Il suffirait au justiciable d’en prendre connaissance, seul, derrière son écran.
Après tout, qui sait lire, sait nécessairement lire une décision de justice.
A l’ère de l’information brute, instantanée, commentée, recommentée, circulant à la vitesse des connexions aux réseaux, à quoi bon s’encombrer d’une analyse.
Chacun peut se faire sa propre opinion quel que soit le domaine. L’information n’est pas une question de compétence.
C’est bien méconnaître la technique du jugement et la notion même d’information au sens juridique du terme.
Juger c’est, d’une part, respecter un cadre procédural qui doit garantir un débat loyal.
Juger c’est, d’autre part, un acte relatif. Au-delà de la stricte application des principes et des Lois, le juge doit composer en fonction des situations qui lui sont soumises, de la réalité des faits qui lui sont exposés et des argumentaires qui sont développés.
Une décision de justice ne reflète pas LA vérité mais UNE vérité, celle du dossier et celle des parties.
Le législateur croit-il vraiment qu’un justiciable, confronté à sa base de données, seul derrière son écran, sera en mesure de décrypter cette vérité relative ?
La transmission d’une information est un acte fondamentalement complexe et les avocats en sont les premiers témoins, eux qui, au quotidien, engagent leur responsabilité professionnelle au titre des conseils qu’ils peuvent prodiguer.

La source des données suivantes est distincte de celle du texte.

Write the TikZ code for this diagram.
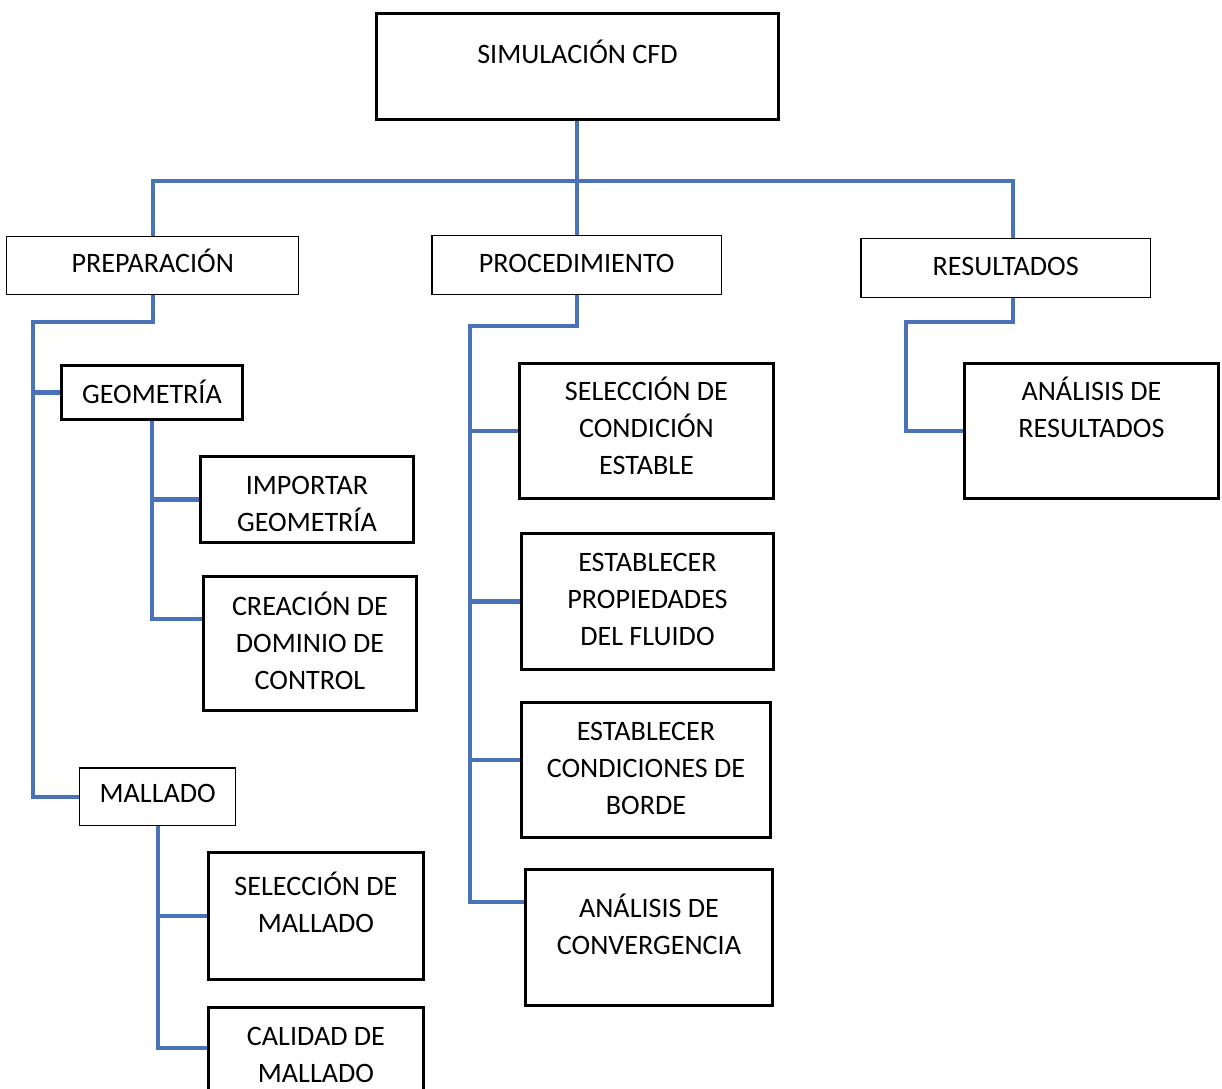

Car comment s’assurer que l’information donnée est bien celle qui est reçue par le client ? :
- en procédant d’une part à une analyse préalable et objective de la situation soumise. Ces données pourront effectivement être soumises au moteur de recherche mais comment peut-on être sûr que les paramètres qui seront intégrés par le justiciable correspondent à l’exacte vérité de sa situation ?
- en maintenant une analyse fine et in concreto de chaque situation pour éviter les amalgames
- en étant à l’écoute de ses émotions…
Derrière les mots, se cachent souvent des maux. L’intelligence artificielle sera-t-elle vraiment capable de le décrypter ?
Concevoir l’intelligence artificielle comme un moyen d’atteindre la paix sociale au motif que la justice serait plus prévisible est un leurre.
Bien plus, elle pose effectivement la question de la menace pour la démocratie dont la justice est l’un des piliers.
Ne vaut-il pas mieux appréhender l’intelligence artificielle comme un outil, une ressource à partir de laquelle l’intelligence humaine va pouvoir déployer ses trésors d’audace au risque d’être imprévisible ?
A l’heure d’une remise en cause de nos systèmes politiques, de la montée des populismes, le danger est grand d’une utilisation aveugle d’outils dont la seule finalité serait d’éliminer toute forme d’intervention humaine au nom d’un fantasmatique progrès social.